In this question, what would it mean that X is an uniform r.v.? I think I have to show the measurability condition and partial averaging condition somehow, but I do not know how to start. Any help would be much appreciated!
To do this question, you need to start with the basics.
Your probability space is $[0,1]$ with the Lebesgue (or Borel) measure. The random variable $X$ is uniform, in the sense that $X(\omega) = \omega$ for all $\omega \in [0,1]$. This is obviously Borel measurable.
Now, you have $F_n$. The key thing to realize about $F_n$ is that it in fact has finitely many sets. The way to see this is that the sets $[\frac i{2^n}, \frac{i+1}{2^n})$ , along with the singleton $\{1\}$ , are disjoint and their union is $[0,1]$. So, $F_n$ is the sigma algebra generated by a finite partition of $[0,1]$. I leave you to see that $F_n$ has only finitely many sets.
Suppose you do not see the above : no problem. We want to find out when a function is $F_n$ measurable. Let $g : [0,1] \to \mathbb R$ be $F_n$ measurable.

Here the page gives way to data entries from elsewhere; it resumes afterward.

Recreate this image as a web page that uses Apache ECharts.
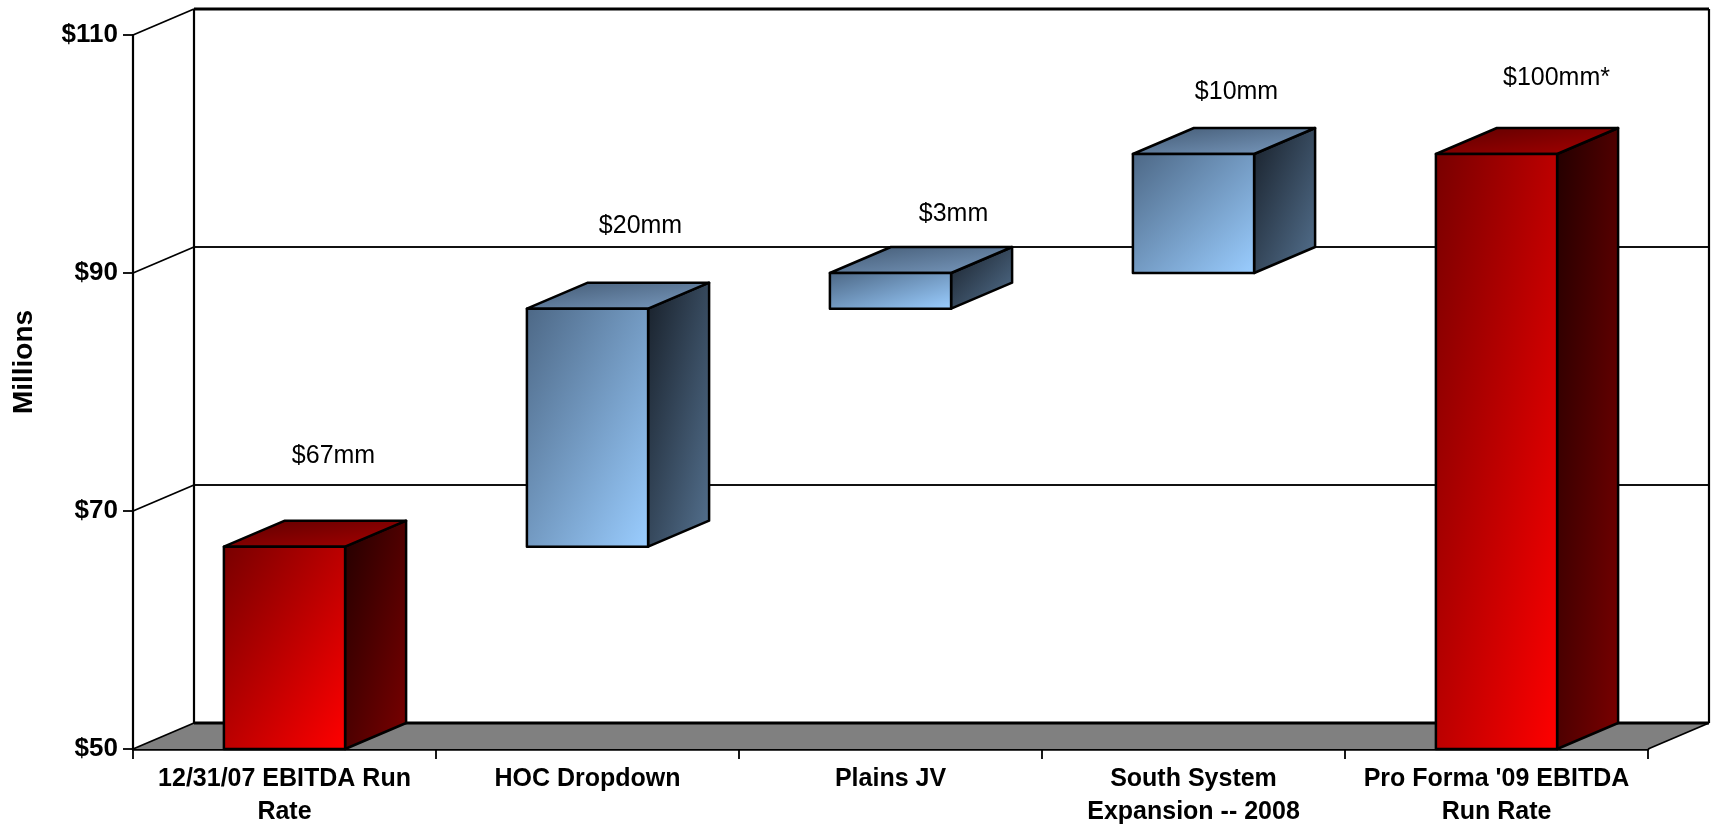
<!DOCTYPE html>
<html>
<head>
<meta charset="utf-8">
<title>EBITDA Run Rate Bridge</title>
<script src="https://cdn.jsdelivr.net/npm/echarts@6/dist/echarts.min.js"></script>
<style>
  html, body { margin: 0; padding: 0; background: #ffffff; }
  #chart { width: 1712px; height: 829px; }
</style>
</head>
<body>
<div id="chart"></div>
<script>
// ---- chart data ----
const categories = [
  '12/31/07 EBITDA Run\nRate',
  'HOC Dropdown',
  'Plains JV',
  'South System\nExpansion -- 2008',
  "Pro Forma '09 EBITDA\nRun Rate"
];
const amounts = [67, 20, 3, 10, 100];            // $ millions
const barKinds = ['total', 'step', 'step', 'step', 'total'];
const footnoteMarks = ['', '', '', '', '*'];
const yMin = 50, yMax = 110, yStep = 20;
const yTitle = 'Millions';

// ---- layout helpers (not data) ----
const FONT = "'Liberation Sans', Arial, Helvetica, sans-serif";
const DEPTH = [61, -26];                           // 3-D depth offset in px
const BAR_RATIO = 0.4;                             // front face width / category width
const labelNudge = [[49, -91], [53, -83], [63, -59], [43, -62], [60, -76]];

// waterfall ranges: totals rise from the base, steps float on the running sum
const barRows = [];
let running = 0;
amounts.forEach(function (v, i) {
  let low, high;
  if (barKinds[i] === 'total') { low = 0; high = v; running = v; }
  else { low = running; high = running + v; running = high; }
  barRows.push([i, low, high, barKinds[i] === 'total' ? 1 : 0]);
});

// gradient whose colour bands run corner-to-corner in the shape's own box
function diag(x, y, w, h, c0, c1) {
  const d = w * w + h * h;
  return new echarts.graphic.LinearGradient(
    x, y, x + 2 * w * h * h / d, y + 2 * w * w * h / d,
    [{ offset: 0, color: c0 }, { offset: 1, color: c1 }], true);
}

const palette = {
  1: { front: ['#780000', '#ff0000'], top: ['#5e0000', '#a60000'], side: ['#230000', '#7a0000'] },
  0: { front: ['#4d6886', '#9acdff'], top: ['#435a74', '#7a9bc0'], side: ['#18202a', '#54718f'] }
};

function renderWall(params, api) {
  const cs = params.coordSys;
  const x0 = cs.x, x1 = cs.x + cs.width;
  const dx = DEPTH[0], dy = DEPTH[1];
  const yB = api.coord([0, yMin])[1];
  const yT = api.coord([0, yMax])[1];
  const children = [];
  // floor
  children.push({
    type: 'polygon',
    shape: { points: [[x0, yB], [x1, yB], [x1 + dx, yB + dy], [x0 + dx, yB + dy]] },
    style: { fill: '#808080', stroke: null }
  });
  // back-wall grid lines and their diagonals to the front axis
  for (let v = yMin + yStep; v <= yMax; v += yStep) {
    const y = api.coord([0, v])[1];
    const top = v === yMax;
    children.push({
      type: 'line',
      shape: { x1: x0 + dx, y1: y + dy, x2: x1 + dx, y2: y + dy },
      style: { stroke: top ? '#000' : '#111', lineWidth: top ? 3 : 2 }
    });
    children.push({
      type: 'line',
      shape: { x1: x0, y1: y, x2: x0 + dx, y2: y + dy },
      style: { stroke: '#000', lineWidth: 1.8 }
    });
  }
  // back wall verticals
  children.push({ type: 'line', shape: { x1: x0 + dx, y1: yT + dy, x2: x0 + dx, y2: yB + dy }, style: { stroke: '#000', lineWidth: 2.2 } });
  children.push({ type: 'line', shape: { x1: x1 + dx, y1: yT + dy, x2: x1 + dx, y2: yB + dy }, style: { stroke: '#000', lineWidth: 2.2 } });
  // floor edges
  children.push({ type: 'line', shape: { x1: x0 + dx, y1: yB + dy, x2: x1 + dx, y2: yB + dy }, style: { stroke: '#000', lineWidth: 3 } });
  children.push({ type: 'line', shape: { x1: x0, y1: yB, x2: x0 + dx, y2: yB + dy }, style: { stroke: '#000', lineWidth: 1.8 } });
  children.push({ type: 'line', shape: { x1: x1, y1: yB, x2: x1 + dx, y2: yB + dy }, style: { stroke: '#000', lineWidth: 1.8 } });
  return { type: 'group', children: children };
}

function renderBar(params, api) {
  const idx = api.value(0);
  const low = Math.max(api.value(1), yMin);
  const high = api.value(2);
  const col = palette[api.value(3)];
  const dx = DEPTH[0], dy = DEPTH[1];
  const pTop = api.coord([idx, high]);
  const pLow = api.coord([idx, low]);
  const w = api.size([1, 0])[0] * BAR_RATIO;
  const xl = pTop[0] - w / 2, xr = pTop[0] + w / 2;
  const yt = pTop[1], yb = pLow[1];
  const edge = { stroke: '#000', lineWidth: 2.5, lineJoin: 'round' };
  const i = params.dataIndex;
  const value = amounts[i];
  return {
    type: 'group',
    children: [
      {
        type: 'polygon',
        shape: { points: [[xr, yt], [xr + dx, yt + dy], [xr + dx, yb + dy], [xr, yb]] },
        style: Object.assign({ fill: diag(xr, yt + dy, dx, yb - yt - dy, col.side[0], col.side[1]) }, edge)
      },
      {
        type: 'polygon',
        shape: { points: [[xl, yt], [xr, yt], [xr + dx, yt + dy], [xl + dx, yt + dy]] },
        style: Object.assign({ fill: diag(xl, yt + dy, w + dx, -dy, col.top[0], col.top[1]) }, edge)
      },
      {
        type: 'rect',
        shape: { x: xl, y: yt, width: w, height: yb - yt },
        style: Object.assign({ fill: diag(xl, yt, w, yb - yt, col.front[0], col.front[1]) }, edge)
      },
      {
        type: 'text',
        style: {
          text: '$' + value + 'mm' + footnoteMarks[i],
          x: pTop[0] + labelNudge[i][0],
          y: yt + labelNudge[i][1],
          align: 'center',
          verticalAlign: 'middle',
          fill: '#000',
          font: '25px ' + FONT
        }
      }
    ]
  };
}

const chart = echarts.init(document.getElementById('chart'), null, { renderer: 'canvas' });
chart.setOption({
  animation: false,
  backgroundColor: '#ffffff',
  grid: { left: 133, right: 64, top: 35, bottom: 80, containLabel: false },
  graphic: [
    {
      type: 'text',
      x: 24,
      y: 362,
      rotation: Math.PI / 2,
      silent: true,
      style: {
        text: yTitle,
        align: 'center',
        verticalAlign: 'middle',
        fill: '#000',
        font: 'bold 28px ' + FONT
      }
    }
  ],
  xAxis: {
    type: 'category',
    data: categories,
    boundaryGap: true,
    axisLine: { show: true, lineStyle: { color: '#000', width: 2.5 } },
    axisTick: { show: true, length: 10, lineStyle: { color: '#000', width: 1.8 } },
    axisLabel: {
      interval: 0, margin: 14, color: '#000',
      fontFamily: FONT, fontSize: 25, fontWeight: 'bold', lineHeight: 33, align: 'center'
    },
    splitLine: { show: false }
  },
  yAxis: {
    type: 'value',
    min: yMin, max: yMax, interval: yStep,
    axisLine: { show: true, lineStyle: { color: '#000', width: 2.2 } },
    axisTick: { show: true, length: 10, lineStyle: { color: '#000', width: 1.8 } },
    axisLabel: {
      margin: 15, color: '#000', fontFamily: FONT, fontSize: 26, fontWeight: 'bold',
      formatter: function (v) { return '$' + v; }
    },
    splitLine: { show: false }
  },
  series: [
    {
      type: 'custom',
      name: 'wall',
      silent: true,
      clip: false,
      z: 1,
      data: [[0, yMin]],
      encode: { x: 0, y: 1 },
      renderItem: renderWall
    },
    {
      type: 'custom',
      name: 'EBITDA',
      clip: false,
      z: 3,
      data: barRows,
      encode: { x: 0, y: [1, 2] },
      renderItem: renderBar
    }
  ]
});
</script>
</body>
</html>
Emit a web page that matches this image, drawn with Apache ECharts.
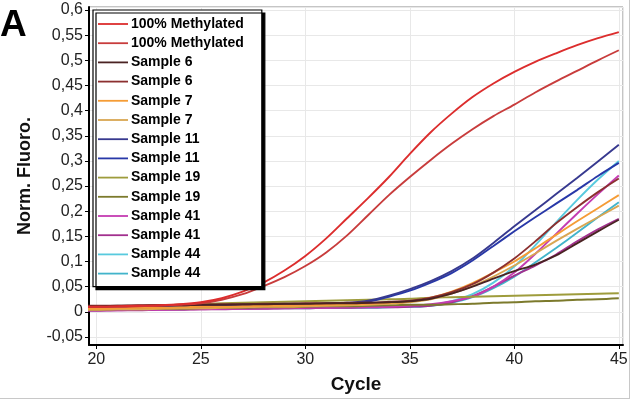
<!DOCTYPE html>
<html>
<head>
<meta charset="utf-8">
<script src="https://cdn.jsdelivr.net/npm/echarts@6/dist/echarts.min.js"></script>
<style>
html,body{margin:0;padding:0;background:#fff;}
#chart{width:633px;height:400px;}
</style>
</head>
<body>
<div id="chart"></div>
<script>
// ---- DATA ----
const cycles = [19,20,21,22,23,24,25,26,27,28,29,30,31,32,33,34,35,36,37,38,39,40,41,42,43,44,45];

const seriesNames = ["100% Methylated","100% Methylated","Sample 6","Sample 6","Sample 7","Sample 7",
  "Sample 11","Sample 11","Sample 19","Sample 19","Sample 41","Sample 41","Sample 44","Sample 44"];

const meth100a = [0.010,0.010,0.011,0.012,0.013,0.015,0.019,0.027,0.040,0.058,0.082,0.111,0.146,0.186,0.226,0.268,0.314,0.357,0.394,0.427,0.454,0.477,0.497,0.514,0.530,0.544,0.556];
const meth100b = [0.009,0.010,0.010,0.011,0.012,0.014,0.017,0.024,0.035,0.051,0.069,0.091,0.118,0.152,0.192,0.232,0.268,0.302,0.334,0.363,0.389,0.412,0.436,0.458,0.479,0.500,0.520];
const sample6a = [0.011,0.011,0.012,0.012,0.013,0.013,0.014,0.014,0.015,0.015,0.016,0.016,0.017,0.017,0.018,0.019,0.021,0.026,0.036,0.050,0.066,0.081,0.094,0.112,0.136,0.160,0.183];
const sample6b = [0.012,0.012,0.012,0.013,0.013,0.014,0.014,0.015,0.015,0.016,0.016,0.017,0.017,0.018,0.018,0.020,0.022,0.028,0.039,0.055,0.078,0.106,0.140,0.176,0.208,0.238,0.265];
const sample7a = [0.006,0.006,0.007,0.008,0.008,0.009,0.010,0.010,0.011,0.012,0.012,0.013,0.014,0.015,0.016,0.018,0.021,0.028,0.040,0.057,0.078,0.100,0.126,0.153,0.180,0.206,0.232];
const sample7b = [0.004,0.004,0.005,0.005,0.006,0.007,0.007,0.008,0.009,0.010,0.010,0.011,0.012,0.013,0.014,0.016,0.019,0.025,0.036,0.051,0.070,0.092,0.116,0.141,0.165,0.188,0.211];
const sample11a = [0.008,0.008,0.009,0.009,0.010,0.010,0.011,0.012,0.012,0.013,0.014,0.015,0.016,0.018,0.022,0.032,0.045,0.061,0.081,0.106,0.137,0.170,0.202,0.234,0.266,0.299,0.332];
const sample11b = [0.007,0.007,0.008,0.008,0.009,0.009,0.010,0.011,0.011,0.012,0.013,0.014,0.015,0.017,0.020,0.030,0.042,0.058,0.077,0.102,0.131,0.160,0.188,0.215,0.242,0.270,0.296];
const sample19a = [0.008,0.008,0.010,0.011,0.013,0.014,0.016,0.017,0.018,0.019,0.020,0.021,0.022,0.023,0.024,0.025,0.026,0.028,0.029,0.030,0.031,0.032,0.033,0.034,0.035,0.036,0.037];
const sample19b = [0.004,0.004,0.005,0.005,0.006,0.006,0.007,0.008,0.008,0.009,0.009,0.010,0.011,0.011,0.012,0.013,0.014,0.014,0.015,0.016,0.018,0.019,0.021,0.022,0.024,0.025,0.027];
const sample41a = [0.003,0.003,0.003,0.004,0.004,0.005,0.005,0.006,0.006,0.007,0.007,0.008,0.008,0.009,0.009,0.010,0.012,0.015,0.021,0.030,0.050,0.078,0.115,0.155,0.195,0.234,0.271];
const sample41b = [0.002,0.002,0.003,0.003,0.004,0.004,0.005,0.005,0.006,0.006,0.007,0.007,0.008,0.008,0.009,0.009,0.010,0.012,0.019,0.031,0.050,0.072,0.092,0.114,0.140,0.164,0.185];
const sample44a = [0.004,0.004,0.005,0.005,0.006,0.006,0.006,0.007,0.007,0.008,0.008,0.008,0.009,0.009,0.009,0.010,0.010,0.013,0.021,0.035,0.058,0.090,0.132,0.178,0.222,0.263,0.300];
const sample44b = [0.004,0.004,0.004,0.005,0.005,0.005,0.006,0.006,0.006,0.007,0.007,0.007,0.008,0.008,0.008,0.009,0.010,0.012,0.018,0.029,0.047,0.070,0.098,0.127,0.157,0.188,0.218];

const allValues = [meth100a,meth100b,sample6a,sample6b,sample7a,sample7b,sample11a,sample11b,
  sample19a,sample19b,sample41a,sample41b,sample44a,sample44b];

const colors = ["#dc2d2d","#c83c3c","#4a2323","#8c3030","#f59c36","#d9a652","#37398f","#2838a8",
  "#9e9c3c","#7c7a2c","#c43cb2","#a2308e","#58cade","#42b4cb"];

// ---- CHART ----
const FONT = "Liberation Sans";
const chart = echarts.init(document.getElementById('chart'), null, {renderer:'canvas'});

const series = allValues.map((vals, i) => ({
  name: seriesNames[i] + '#' + i,
  type: 'line',
  symbol: 'none',
  smooth: 0.3,
  clip: true,
  data: cycles.map((c, j) => [c, vals[j]]),
  lineStyle: {width: 1.9, color: colors[i]},
  itemStyle: {color: colors[i]},
  z: 2 + (13 - i) * 0.01
}));

function near(v, step){ return Math.abs(v/step - Math.round(v/step)) < 1e-6; }

chart.setOption({
  animation: false,
  backgroundColor: '#fff',
  textStyle: {fontFamily: FONT},
  grid: {left: 89, right: 10, top: 7, bottom: 55, show: true, borderColor: '#8a8a8a', borderWidth: 1, backgroundColor: 'transparent'},
  xAxis: {
    type: 'value', min: 19.65, max: 45.2, splitNumber: 5,
    name: 'Cycle', nameLocation: 'middle', nameGap: 30,
    nameTextStyle: {fontFamily: FONT, fontSize: 19, fontWeight: 'bold', color: '#111'},
    axisLine: {show: true, onZero: false, lineStyle: {color: '#000', width: 2}},
    axisTick: {show: true, length: 4, lineStyle: {color: '#000'}},
    axisLabel: {fontFamily: FONT, fontSize: 16, color: '#222', margin: 7,
      showMinLabel: false, showMaxLabel: false,
      formatter: v => near(v, 5) ? String(Math.round(v)) : ''},
    splitLine: {show: true, lineStyle: {color: '#e8e8e8', width: 1}}
  },
  yAxis: {
    type: 'value', min: -0.066, max: 0.606, splitNumber: 13,
    name: 'Norm. Fluoro.', nameLocation: 'middle', nameGap: 55, nameRotate: 90,
    nameTextStyle: {fontFamily: FONT, fontSize: 18, fontWeight: 'bold', color: '#111'},
    axisLine: {show: true, onZero: false, lineStyle: {color: '#000', width: 2}},
    axisTick: {show: true, length: 4, lineStyle: {color: '#000'}},
    axisLabel: {fontFamily: FONT, fontSize: 16, color: '#222', margin: 6,
      showMinLabel: false, showMaxLabel: false,
      formatter: v => near(v, 0.05) ? String(+v.toFixed(2)).replace('.', ',') : ''},
    splitLine: {show: true, lineStyle: {color: '#e8e8e8', width: 1}}
  },
  legend: {
    orient: 'vertical', left: 93, top: 10,
    padding: [7, 18, 6, 5],
    itemWidth: 30, itemHeight: 14, itemGap: 5.2,
    icon: 'path://M0,0H30V1.8H0Z',
    itemStyle: {borderWidth: 0},
    backgroundColor: '#fff', borderColor: '#000', borderWidth: 1.2,
    shadowColor: '#000', shadowBlur: 0, shadowOffsetX: 3, shadowOffsetY: 3,
    selectedMode: false,
    textStyle: {fontFamily: FONT, fontSize: 14, fontWeight: 'bold', color: '#000', padding: [0,0,0,-2]},
    formatter: name => name.replace(/#\d+$/, ''),
    data: series.map(s => s.name)
  },
  graphic: [
    {type: 'text', left: 0, top: 7, style: {text: 'A', fontFamily: FONT, fontSize: 37, fontWeight: 'bold', fill: '#000'}},
    {type: 'line', shape: {x1: 629.5, y1: 0, x2: 629.5, y2: 398}, style: {stroke: '#c8c8c8', lineWidth: 1}},
    {type: 'line', shape: {x1: 0, y1: 398.5, x2: 630, y2: 398.5}, style: {stroke: '#c8c8c8', lineWidth: 1}}
  ],
  series: series
});
</script>
</body>
</html>
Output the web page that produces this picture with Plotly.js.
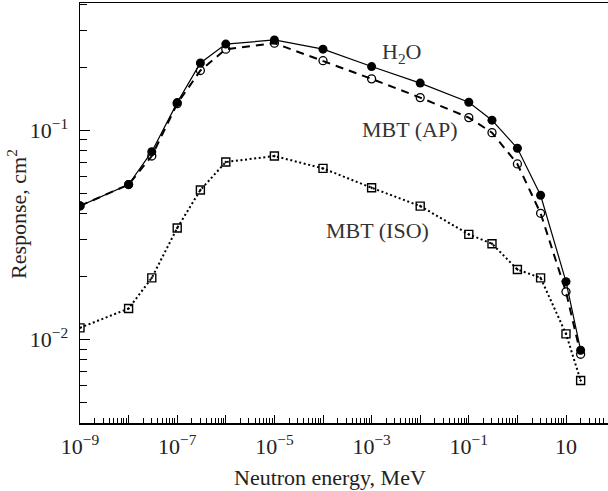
<!DOCTYPE html>
<html>
<head>
<meta charset="utf-8">
<script src="https://cdn.plot.ly/plotly-3.0.1.min.js"></script>
<style>html,body{margin:0;padding:0;background:#fff;}#chart{width:608px;height:491px;}</style>
</head>
<body>
<div id="chart"></div>
<script>
// Neutron energy (MeV)
const energy = [1e-9, 1e-8, 3e-8, 1e-7, 3e-7, 1e-6, 1e-5, 1e-4, 1e-3, 1e-2, 1e-1, 0.3, 1, 3, 10, 20];
// Responses (cm^2)
const h2o    = [0.0435, 0.055, 0.079, 0.1355, 0.2095, 0.258, 0.270, 0.244, 0.2015, 0.168, 0.136, 0.1117, 0.082, 0.0489, 0.0189, 0.00889];
const mbtAP  = [0.0435, 0.055, 0.0753, 0.134, 0.193, 0.244, 0.2606, 0.215, 0.176, 0.1432, 0.1149, 0.0974, 0.069, 0.0401, 0.0169, 0.0085];
const mbtISO = [0.01137, 0.01406, 0.0197, 0.0341, 0.0518, 0.0705, 0.0753, 0.0657, 0.0531, 0.0434, 0.0318, 0.0287, 0.0216, 0.0197, 0.01064, 0.00637];
// Tick labels
const xTickVals = [1e-9, 1e-8, 1e-7, 1e-6, 1e-5, 1e-4, 1e-3, 1e-2, 1e-1, 1, 10];
const xTickText = ['10<sup>−9</sup>', '', '10<sup>−7</sup>', '', '10<sup>−5</sup>', '', '10<sup>−3</sup>', '', '10<sup>−1</sup>', '', '10'];
const yTickVals = [0.01, 0.1];
const yTickText = ['10<sup>−2</sup>', '10<sup>−1</sup>'];
const seriesLabels = ['H<sub>2</sub>O', 'MBT (AP)', 'MBT (ISO)'];

function minorVals(lo, hi) {
  const out = [];
  for (let e = lo; e <= hi; e++) {
    for (let m = 2; m <= 9; m++) out.push(m * Math.pow(10, e));
  }
  return out;
}
const xMinor = minorVals(-9, 1);
const yMinor = minorVals(-3, -1).filter(v => v > 0.0041 && v < 0.41);

const FONT = 'Liberation Serif, Times New Roman, serif';
const W = 608, H = 491, L = 80, R = 0, T = 3, B = 68;
const pw = W - L - R, ph = H - T - B;
function px(X) { return (X - L) / pw; }
function py(Y) { return (H - B - Y) / ph; }

const traces = [
  {
    x: energy, y: mbtISO, type: 'scatter', mode: 'lines+markers', name: 'MBT (ISO)',
    line: {color: '#000', width: 2, dash: '2px,2.6px'},
    marker: {symbol: 'square-open-dot', size: 8, color: '#000', line: {width: 1.4, color: '#000'}}
  },
  {
    x: energy, y: mbtAP, type: 'scatter', mode: 'lines+markers', name: 'MBT (AP)',
    line: {color: '#000', width: 2, dash: '8px,6px'},
    marker: {symbol: 'circle-open', size: 8, color: '#000', line: {width: 1.3, color: '#000'}}
  },
  {
    x: energy, y: h2o, type: 'scatter', mode: 'lines+markers', name: 'H2O',
    line: {color: '#000', width: 1.2},
    marker: {symbol: 'circle', size: 9, color: '#000'}
  }
];

const layout = {
  width: W, height: H,
  margin: {l: L, r: R, t: T, b: B, pad: 0},
  paper_bgcolor: '#fff', plot_bgcolor: '#fff',
  showlegend: false,
  font: {family: FONT, size: 22, color: '#222'},
  xaxis: {
    type: 'log', range: [-9, -9 + pw / 48.6],
    showgrid: false, zeroline: false,
    showline: true, linecolor: '#000', linewidth: 1.5, mirror: true,
    tickmode: 'array', tickvals: xTickVals, ticktext: xTickText,
    ticks: 'inside', ticklen: 8, tickwidth: 1, tickcolor: '#000',
    ticklabelstandoff: 3,
    tickfont: {family: FONT, size: 22, color: '#222'},
    minor: {tickmode: 'array', tickvals: xMinor, ticks: 'inside', ticklen: 5, tickwidth: 1, tickcolor: '#000', showgrid: false}
  },
  yaxis: {
    type: 'log', range: [-2.399, -0.392],
    showgrid: false, zeroline: false,
    showline: true, linecolor: '#000', linewidth: 1.5,
    tickmode: 'array', tickvals: yTickVals, ticktext: yTickText,
    ticks: 'inside', ticklen: 10, tickwidth: 1, tickcolor: '#000',
    ticklabelstandoff: 6,
    tickfont: {family: FONT, size: 22, color: '#222'},
    minor: {tickmode: 'array', tickvals: yMinor, ticks: 'inside', ticklen: 7, tickwidth: 1, tickcolor: '#000', showgrid: false}
  },
  annotations: [
    {text: seriesLabels[0], xref: 'paper', yref: 'paper', x: px(401), y: py(53), showarrow: false, xanchor: 'center', yanchor: 'middle', font: {family: FONT, size: 22, color: '#333'}},
    {text: seriesLabels[1], xref: 'paper', yref: 'paper', x: px(410), y: py(129), showarrow: false, xanchor: 'center', yanchor: 'middle', font: {family: FONT, size: 22, color: '#333'}},
    {text: seriesLabels[2], xref: 'paper', yref: 'paper', x: px(377), y: py(230), showarrow: false, xanchor: 'center', yanchor: 'middle', font: {family: FONT, size: 22, color: '#333'}},
    {text: 'Neutron energy, MeV', xref: 'paper', yref: 'paper', x: px(330), y: py(477), showarrow: false, xanchor: 'center', yanchor: 'middle', font: {family: FONT, size: 22, color: '#222'}},
    {text: 'Response, cm<sup>2</sup>', xref: 'paper', yref: 'paper', x: px(17), y: py(214), showarrow: false, textangle: -90, xanchor: 'center', yanchor: 'middle', font: {family: FONT, size: 22, color: '#222'}}
  ]
};

Plotly.newPlot('chart', traces, layout, {displayModeBar: false, staticPlot: true});
</script>
</body>
</html>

Let $y \in [0,1)$. By definition, $g^{-1}(\{g(y)\})$ is a set that must belong in $F_n$. Therefore, it must, in particular, contain $[\frac i{2^n}, \frac {i+1}{2^n})$, where $i$ is the unique such index that $y$ belongs to this set.
In particular, $g$ is constant on on each $[\frac i{2^n} , \frac {i+1}{2^n})$.
You can show the converse as well : if $g$ is a function that is constant on each of these intervals then $g$ is $F_n$ measurable!
Now, the other condition is that $E[1_AE[X|F_n]] = E[1_AX]$. By monotone class theorem , it is sufficient to check that this holds for $A = [\frac i{2^n}, \frac{i+1}{2^n})$.
Now, $E[X|F_n]$ is $F_n$ measurable, so it is a constant $C_i$ on any such interval (constant could depend on $i$). The RHS for any such interval is $\frac {2i+1}{2^{n+1}}$ (the midpoint of $A$, easily calculated from the definition of $E[1_AX] = \int_A X$), while in the LHS, the constant $C_i$ comes out to become $C_iP(A)= C_i \frac 1{2^n}$. Thus, $C_i = \frac{2i+1}{2}$.
Finally, the answer is that the conditional expectation takes the value $C_i$ on the interval $[\frac{i}{2^n}, \frac{i+1}{2^n})$. Note that $\{1\}$ is a set of measure zero, so it does not matter what value is taken here.
Note that $E[f | F_n]$ for any integrable function $f$, is then equal to $\frac 1{2^n} \sum f(C_i)$, because the conditional expectation is a step function, so you can just use that definition and get through.